Doit être prise en compte leur qualité de bénévole pour apprécier l’existence d’une faute de gestion. La solution contraire a été affirmée par la Cour de cassation pour les dirigeants de sociétés, et encore dans un arrêt récent. On notera que l’association ne doit toutefois pas être soumise à l’IS.

Ces deux innovations se sont appliquées aux procédures en cours à partir du 3 juillet

Enfin, une mission parlementaire vient de déposer un rapport qui propose des pistes de réforme intéressantes. A été publié en juillet le rapport d’information préparé sous la présidence de Monsieur le député Romain Grau4 et qui dénonce diverses limites du régime actuel. Certaines critiques sont classiques5. Ainsi, le constat que l’action en comblement de l’insuffisance d’actif n’obéit pas aux canons de la responsabilité civile. Dans sa rédaction actuelle, le texte de l’article L 651-2 autorise le juge à prononcer des condamnations sans que la gravité de la faute commise soit corrélée au montant de l’insuffisance. Il n’y a pas de principe de proportionnalité entre le préjudice causé et la sanction prononcée. Si l’on admet qu’il y a dans la responsabilité civile à la fois une finalité indemnitaire et une finalité punitive, la seconde tend ici parfois à l’emporter sur la seconde.

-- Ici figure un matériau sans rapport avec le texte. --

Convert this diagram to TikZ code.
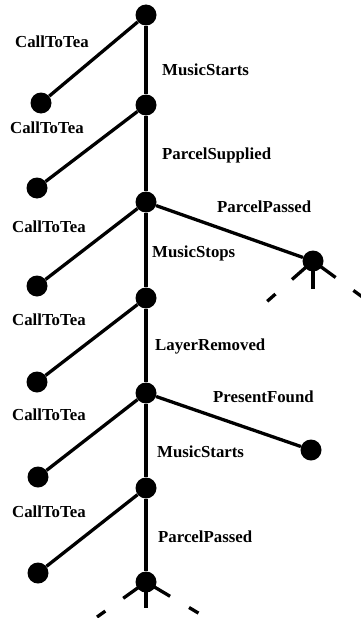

Est également reprochée l’absence de mécanisme de prescription pour les fautes commises : des fautes relativement anciennes peuvent être prises en compte pour condamner à combler l’insuffisance d’actif. Est donc proposée l’instauration d’un principe de prescription triennale.

Est reprochée encore l’absence de définition légale de la faute de gestion, ce qui porte atteinte à la sécurité juridique. Sur ce dernier point, il est probable cependant qu’un accord sera difficile à trouver. La faute de gestion peut-elle être définie par le législateur ? Elle a plus vocation à constituer une notion-cadre qu’une notion dont le contenu serait étroitement déterminé.

Le rapport conclut « qu’il s’agit là d’évolutions nécessaires pour poser les fondements d’une nouvelle politique publique visant à rendre les procédures préventives et collectives plus attractives et à garantir un véritable droit au rebond à l’entrepreneur »(Rapport, p 187).